Encourage players to focus on the fiction and let you handle the rules. The more narratively important something is, the more mechanical weight you should give it.
Get creative applying the rules, mixing them up in ways not explicitly laid out. Don’t be afraid to tinker. Moxie is modular and you’re not going to break it. Graft on rules from other systems you like, or hack Moxie and make it your own.
If the rules clash with what makes sense in the fiction, the fiction wins. Engage with the rules quickly, resolve them, and return to the story.
The rules are a flexible framework and designed not to cover every detail. When things fall through the cracks, try to interpret the rules’ intent and make a ruling that fits the moment. If it’s a judgment call, tell the players. If you’re unsure of a rule, make a quick call now and check later. When in doubt, everything can collapse down to a single story roll — ask the players what they want to happen, then roll to see if that’s how it goes down.
Keep the game flowing like a well-paced movie. Don’t let scenes drag, Wrap It Up to move on to something more interesting. If players don’t seem keen on an upcoming situation, suggest a montage. Skip long planning phases by cutting to the action with a Set the Scene move.
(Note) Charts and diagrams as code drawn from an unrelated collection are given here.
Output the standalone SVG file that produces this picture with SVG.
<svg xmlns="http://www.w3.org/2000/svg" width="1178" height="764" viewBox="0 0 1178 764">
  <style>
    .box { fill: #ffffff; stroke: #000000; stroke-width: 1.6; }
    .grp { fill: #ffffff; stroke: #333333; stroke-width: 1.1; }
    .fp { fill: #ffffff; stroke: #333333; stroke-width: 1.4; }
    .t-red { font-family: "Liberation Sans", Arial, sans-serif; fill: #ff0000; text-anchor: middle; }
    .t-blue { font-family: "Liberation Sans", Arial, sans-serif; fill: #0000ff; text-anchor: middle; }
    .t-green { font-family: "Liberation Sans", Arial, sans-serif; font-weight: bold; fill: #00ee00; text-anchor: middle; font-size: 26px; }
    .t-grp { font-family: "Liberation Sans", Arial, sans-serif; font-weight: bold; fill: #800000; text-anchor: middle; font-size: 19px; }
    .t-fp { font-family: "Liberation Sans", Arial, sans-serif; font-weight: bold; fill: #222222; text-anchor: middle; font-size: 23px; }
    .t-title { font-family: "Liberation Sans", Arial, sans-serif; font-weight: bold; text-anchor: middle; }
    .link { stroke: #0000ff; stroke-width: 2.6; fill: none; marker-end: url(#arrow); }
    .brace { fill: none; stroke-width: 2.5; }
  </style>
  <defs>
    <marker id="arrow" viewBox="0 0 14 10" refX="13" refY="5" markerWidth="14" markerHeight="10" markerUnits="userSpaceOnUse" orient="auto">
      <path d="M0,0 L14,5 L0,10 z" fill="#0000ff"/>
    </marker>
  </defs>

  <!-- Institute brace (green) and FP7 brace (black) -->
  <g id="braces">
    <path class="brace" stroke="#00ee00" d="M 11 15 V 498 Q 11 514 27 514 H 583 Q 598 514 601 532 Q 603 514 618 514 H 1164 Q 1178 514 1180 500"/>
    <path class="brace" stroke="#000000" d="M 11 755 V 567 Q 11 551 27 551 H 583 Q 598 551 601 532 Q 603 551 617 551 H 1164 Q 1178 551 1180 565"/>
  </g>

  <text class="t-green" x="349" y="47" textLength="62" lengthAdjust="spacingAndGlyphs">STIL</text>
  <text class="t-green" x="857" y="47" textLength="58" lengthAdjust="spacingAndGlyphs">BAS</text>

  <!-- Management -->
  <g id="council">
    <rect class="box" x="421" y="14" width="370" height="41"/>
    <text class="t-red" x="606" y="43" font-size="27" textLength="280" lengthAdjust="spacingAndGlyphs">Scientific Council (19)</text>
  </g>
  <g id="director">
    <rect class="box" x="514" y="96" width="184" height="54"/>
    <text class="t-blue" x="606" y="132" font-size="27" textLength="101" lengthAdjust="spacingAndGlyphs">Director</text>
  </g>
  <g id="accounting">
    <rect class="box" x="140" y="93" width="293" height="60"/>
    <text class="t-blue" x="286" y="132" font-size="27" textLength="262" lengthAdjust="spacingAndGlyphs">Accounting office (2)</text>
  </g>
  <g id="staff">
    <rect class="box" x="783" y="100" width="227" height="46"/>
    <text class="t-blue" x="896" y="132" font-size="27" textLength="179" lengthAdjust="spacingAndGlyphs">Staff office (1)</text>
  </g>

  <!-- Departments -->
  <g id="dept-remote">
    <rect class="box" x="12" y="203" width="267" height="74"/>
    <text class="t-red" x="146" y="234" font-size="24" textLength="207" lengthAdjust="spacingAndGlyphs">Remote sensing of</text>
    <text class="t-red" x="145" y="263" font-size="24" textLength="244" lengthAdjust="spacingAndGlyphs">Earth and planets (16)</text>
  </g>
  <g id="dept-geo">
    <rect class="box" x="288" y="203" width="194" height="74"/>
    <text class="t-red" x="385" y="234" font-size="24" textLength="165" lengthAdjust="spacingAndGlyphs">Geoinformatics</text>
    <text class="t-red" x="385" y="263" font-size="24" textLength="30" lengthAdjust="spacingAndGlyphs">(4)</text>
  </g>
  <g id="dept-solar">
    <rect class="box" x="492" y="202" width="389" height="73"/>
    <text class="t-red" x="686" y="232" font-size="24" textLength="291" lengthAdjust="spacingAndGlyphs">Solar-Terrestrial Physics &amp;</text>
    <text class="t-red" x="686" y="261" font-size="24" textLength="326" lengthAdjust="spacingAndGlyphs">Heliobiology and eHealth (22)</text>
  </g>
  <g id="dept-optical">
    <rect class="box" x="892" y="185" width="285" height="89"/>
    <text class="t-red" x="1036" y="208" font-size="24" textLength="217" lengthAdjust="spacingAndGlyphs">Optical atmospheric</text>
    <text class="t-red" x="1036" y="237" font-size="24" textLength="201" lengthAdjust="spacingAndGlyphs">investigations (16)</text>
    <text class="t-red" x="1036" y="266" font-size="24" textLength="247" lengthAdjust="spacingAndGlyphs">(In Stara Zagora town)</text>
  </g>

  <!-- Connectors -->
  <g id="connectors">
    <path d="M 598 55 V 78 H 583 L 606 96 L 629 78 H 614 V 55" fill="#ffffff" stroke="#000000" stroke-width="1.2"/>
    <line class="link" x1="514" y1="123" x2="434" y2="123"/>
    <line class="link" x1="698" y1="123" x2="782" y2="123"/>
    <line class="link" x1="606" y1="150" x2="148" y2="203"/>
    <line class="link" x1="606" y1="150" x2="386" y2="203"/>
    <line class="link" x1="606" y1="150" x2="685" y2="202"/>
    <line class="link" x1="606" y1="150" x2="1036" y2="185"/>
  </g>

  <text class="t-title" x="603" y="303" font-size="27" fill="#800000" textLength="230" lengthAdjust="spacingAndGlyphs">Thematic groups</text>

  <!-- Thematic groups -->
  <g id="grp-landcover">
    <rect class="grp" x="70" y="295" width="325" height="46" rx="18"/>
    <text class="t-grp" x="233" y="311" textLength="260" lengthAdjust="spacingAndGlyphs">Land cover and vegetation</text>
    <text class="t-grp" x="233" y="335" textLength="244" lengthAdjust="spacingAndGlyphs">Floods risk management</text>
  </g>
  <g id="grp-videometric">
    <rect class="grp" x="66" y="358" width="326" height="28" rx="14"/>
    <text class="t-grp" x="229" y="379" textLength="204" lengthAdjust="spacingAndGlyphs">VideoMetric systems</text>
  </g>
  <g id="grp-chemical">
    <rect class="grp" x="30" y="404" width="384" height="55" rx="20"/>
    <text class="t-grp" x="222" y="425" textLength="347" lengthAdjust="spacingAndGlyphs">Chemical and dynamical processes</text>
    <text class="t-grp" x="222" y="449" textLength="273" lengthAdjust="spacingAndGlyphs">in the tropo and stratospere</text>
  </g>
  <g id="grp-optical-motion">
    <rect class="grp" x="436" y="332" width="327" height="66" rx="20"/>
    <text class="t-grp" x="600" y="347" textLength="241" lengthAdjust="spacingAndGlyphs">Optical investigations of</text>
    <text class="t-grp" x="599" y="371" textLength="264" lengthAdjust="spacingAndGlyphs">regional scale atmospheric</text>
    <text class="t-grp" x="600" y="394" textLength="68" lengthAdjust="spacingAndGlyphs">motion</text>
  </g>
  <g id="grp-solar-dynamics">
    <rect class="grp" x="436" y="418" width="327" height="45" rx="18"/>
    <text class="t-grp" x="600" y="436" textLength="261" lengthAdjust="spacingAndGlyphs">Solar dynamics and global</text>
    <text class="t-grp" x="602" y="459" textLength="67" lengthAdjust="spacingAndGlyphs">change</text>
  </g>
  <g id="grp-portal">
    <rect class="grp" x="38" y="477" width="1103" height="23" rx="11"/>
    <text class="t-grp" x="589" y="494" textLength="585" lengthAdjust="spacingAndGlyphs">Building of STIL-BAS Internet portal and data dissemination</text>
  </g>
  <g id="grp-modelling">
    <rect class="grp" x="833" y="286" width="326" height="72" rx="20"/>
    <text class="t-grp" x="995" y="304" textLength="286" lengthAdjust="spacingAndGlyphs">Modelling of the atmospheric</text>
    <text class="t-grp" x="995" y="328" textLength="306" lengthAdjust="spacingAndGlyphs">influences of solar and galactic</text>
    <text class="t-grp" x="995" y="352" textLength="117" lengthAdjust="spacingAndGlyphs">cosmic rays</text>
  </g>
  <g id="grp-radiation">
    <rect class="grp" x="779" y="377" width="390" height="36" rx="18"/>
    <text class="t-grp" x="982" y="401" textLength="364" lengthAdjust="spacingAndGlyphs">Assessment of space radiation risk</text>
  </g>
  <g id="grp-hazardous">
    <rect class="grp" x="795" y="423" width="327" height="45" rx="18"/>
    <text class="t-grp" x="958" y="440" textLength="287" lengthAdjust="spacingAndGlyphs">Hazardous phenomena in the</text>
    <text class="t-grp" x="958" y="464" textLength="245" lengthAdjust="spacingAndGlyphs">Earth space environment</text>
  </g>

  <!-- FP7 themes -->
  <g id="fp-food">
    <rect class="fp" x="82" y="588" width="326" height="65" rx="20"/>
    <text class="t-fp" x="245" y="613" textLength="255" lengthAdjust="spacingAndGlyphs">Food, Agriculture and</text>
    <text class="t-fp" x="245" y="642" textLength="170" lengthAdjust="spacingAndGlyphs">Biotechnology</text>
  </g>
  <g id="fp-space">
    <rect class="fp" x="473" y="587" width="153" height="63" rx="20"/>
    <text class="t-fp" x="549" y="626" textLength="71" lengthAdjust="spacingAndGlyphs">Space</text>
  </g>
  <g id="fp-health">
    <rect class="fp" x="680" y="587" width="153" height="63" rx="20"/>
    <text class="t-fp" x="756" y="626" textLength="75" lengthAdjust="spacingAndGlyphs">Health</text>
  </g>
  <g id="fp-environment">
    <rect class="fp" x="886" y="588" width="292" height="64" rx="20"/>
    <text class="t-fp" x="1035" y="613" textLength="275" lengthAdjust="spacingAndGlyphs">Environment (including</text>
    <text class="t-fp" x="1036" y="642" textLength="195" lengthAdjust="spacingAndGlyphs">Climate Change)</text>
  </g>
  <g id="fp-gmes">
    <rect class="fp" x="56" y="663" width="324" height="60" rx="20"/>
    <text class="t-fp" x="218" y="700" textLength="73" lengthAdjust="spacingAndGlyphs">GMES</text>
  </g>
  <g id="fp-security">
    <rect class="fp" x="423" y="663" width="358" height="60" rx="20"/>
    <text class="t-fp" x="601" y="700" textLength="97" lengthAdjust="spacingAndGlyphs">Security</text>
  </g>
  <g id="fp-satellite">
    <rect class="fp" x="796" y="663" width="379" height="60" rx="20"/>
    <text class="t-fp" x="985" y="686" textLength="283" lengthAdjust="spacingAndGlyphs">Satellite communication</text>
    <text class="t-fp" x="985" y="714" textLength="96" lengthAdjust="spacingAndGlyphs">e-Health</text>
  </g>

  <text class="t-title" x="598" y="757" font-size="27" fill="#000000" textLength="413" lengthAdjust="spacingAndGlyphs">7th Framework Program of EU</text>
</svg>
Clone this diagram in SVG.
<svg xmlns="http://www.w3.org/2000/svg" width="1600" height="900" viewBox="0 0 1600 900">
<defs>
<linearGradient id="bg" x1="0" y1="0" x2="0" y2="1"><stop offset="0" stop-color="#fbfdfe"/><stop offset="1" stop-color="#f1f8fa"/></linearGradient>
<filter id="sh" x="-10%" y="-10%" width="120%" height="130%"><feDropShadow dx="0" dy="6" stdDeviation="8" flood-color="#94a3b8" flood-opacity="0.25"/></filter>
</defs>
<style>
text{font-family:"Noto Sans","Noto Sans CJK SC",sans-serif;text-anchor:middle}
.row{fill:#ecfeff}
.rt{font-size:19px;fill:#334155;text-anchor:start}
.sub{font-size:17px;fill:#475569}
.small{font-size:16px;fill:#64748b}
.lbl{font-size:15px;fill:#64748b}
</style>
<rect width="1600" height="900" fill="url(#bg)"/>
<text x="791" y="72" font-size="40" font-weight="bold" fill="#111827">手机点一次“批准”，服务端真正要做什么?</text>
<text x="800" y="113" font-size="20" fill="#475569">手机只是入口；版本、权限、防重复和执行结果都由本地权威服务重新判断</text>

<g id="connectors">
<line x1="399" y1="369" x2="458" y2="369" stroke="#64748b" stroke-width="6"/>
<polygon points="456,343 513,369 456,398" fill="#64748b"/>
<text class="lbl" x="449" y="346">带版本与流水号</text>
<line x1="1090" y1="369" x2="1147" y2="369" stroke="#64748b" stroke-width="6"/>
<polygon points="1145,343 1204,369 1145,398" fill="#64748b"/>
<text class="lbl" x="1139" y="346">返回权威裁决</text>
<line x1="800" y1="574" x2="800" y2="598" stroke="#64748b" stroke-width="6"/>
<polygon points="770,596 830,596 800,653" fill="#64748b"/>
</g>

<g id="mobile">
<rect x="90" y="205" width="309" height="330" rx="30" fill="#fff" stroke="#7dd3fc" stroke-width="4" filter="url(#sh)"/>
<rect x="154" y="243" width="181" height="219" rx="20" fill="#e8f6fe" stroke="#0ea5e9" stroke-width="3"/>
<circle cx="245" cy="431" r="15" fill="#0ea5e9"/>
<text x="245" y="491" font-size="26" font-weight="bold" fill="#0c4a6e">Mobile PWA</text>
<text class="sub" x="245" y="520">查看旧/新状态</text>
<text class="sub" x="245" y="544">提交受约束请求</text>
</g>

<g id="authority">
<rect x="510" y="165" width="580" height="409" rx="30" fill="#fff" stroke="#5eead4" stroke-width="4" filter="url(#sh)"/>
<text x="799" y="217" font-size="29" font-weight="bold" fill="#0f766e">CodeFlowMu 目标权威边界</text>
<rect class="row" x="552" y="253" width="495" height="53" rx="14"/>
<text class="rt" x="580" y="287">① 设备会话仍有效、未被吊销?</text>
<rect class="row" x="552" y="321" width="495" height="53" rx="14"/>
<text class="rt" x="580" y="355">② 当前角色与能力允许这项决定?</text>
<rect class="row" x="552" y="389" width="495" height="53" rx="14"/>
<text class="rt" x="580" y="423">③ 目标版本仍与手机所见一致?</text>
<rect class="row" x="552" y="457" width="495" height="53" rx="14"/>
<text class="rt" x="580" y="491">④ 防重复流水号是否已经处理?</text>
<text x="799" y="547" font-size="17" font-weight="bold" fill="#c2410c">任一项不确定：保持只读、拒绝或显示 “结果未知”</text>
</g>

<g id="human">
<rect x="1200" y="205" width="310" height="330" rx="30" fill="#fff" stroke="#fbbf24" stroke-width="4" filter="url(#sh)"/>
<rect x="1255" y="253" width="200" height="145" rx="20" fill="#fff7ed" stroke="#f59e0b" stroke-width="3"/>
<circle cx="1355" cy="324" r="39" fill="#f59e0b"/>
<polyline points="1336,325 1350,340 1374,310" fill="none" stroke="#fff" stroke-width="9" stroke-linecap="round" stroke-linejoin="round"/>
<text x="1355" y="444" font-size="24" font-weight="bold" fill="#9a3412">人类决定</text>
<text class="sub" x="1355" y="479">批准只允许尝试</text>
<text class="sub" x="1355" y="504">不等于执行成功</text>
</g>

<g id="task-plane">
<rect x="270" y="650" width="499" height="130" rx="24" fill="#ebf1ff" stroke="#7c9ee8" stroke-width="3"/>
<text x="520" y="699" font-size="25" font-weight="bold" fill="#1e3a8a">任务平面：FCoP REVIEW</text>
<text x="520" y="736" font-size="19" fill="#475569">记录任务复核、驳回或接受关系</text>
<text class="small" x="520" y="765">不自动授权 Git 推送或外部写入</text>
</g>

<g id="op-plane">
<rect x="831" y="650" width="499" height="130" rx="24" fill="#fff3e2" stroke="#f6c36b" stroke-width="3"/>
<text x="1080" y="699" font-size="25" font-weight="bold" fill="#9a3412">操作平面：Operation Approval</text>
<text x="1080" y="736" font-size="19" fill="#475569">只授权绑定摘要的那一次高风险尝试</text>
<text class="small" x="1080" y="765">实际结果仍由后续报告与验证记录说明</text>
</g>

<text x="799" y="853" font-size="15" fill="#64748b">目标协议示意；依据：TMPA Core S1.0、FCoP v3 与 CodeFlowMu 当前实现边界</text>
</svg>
Reward players buying into these techniques by giving them good odds.
Keep tabs on story arcs and present drama, dilemmas, and opportunities related to them. Follow where the characters want to go. Present interesting situations related to it. When players hesitate or hit an impasse, spur them into action with danger timers, quarrels, Entangles, or Bridge and move on.
The GM moves can be explicit rules, merely guidelines, or somewhere in between. Some GMs will call them out by name, while others never bring them up at all. Either way, as long as your GMing aligns with their intent, you’re doing it right.
Don’t pull your punches — impact moves are called that for a reason. They shove the story forward. Players have a lot of tools at their disposal, so give the world teeth. It makes victory even sweeter.
A single impact move is flexible. You can split it up into a few lesser effects, hit multiple PCs at once, or have a PC’s action affect a totally different PC, though they do get a defense roll in that case.
When an impact move doesn’t naturally flow from what’s happening on-screen (common with messy rolls), think off-screen instead and complicate their lives elsewhere or take suspense and hit later with better dramatic timing.
After a roll, make sure the players narrate how things play out — even, or especially, on a grim. Describing failure is a great way to express their character. Collaborate, but keep them narrating their actions.
Encourage them to play off of each other as well, especially with assists and montages. Ask for reaction shots as other PCs’ scenes play out to gauge how they feel about it, or how their bond affects their reaction.
Most importantly, after the rules come into play, get right back to narration. Make sure that the flow remains fiction, to rules, to fiction.
Ask provocative questions about the PCs and their motivations to give players a chance to expand on their characters.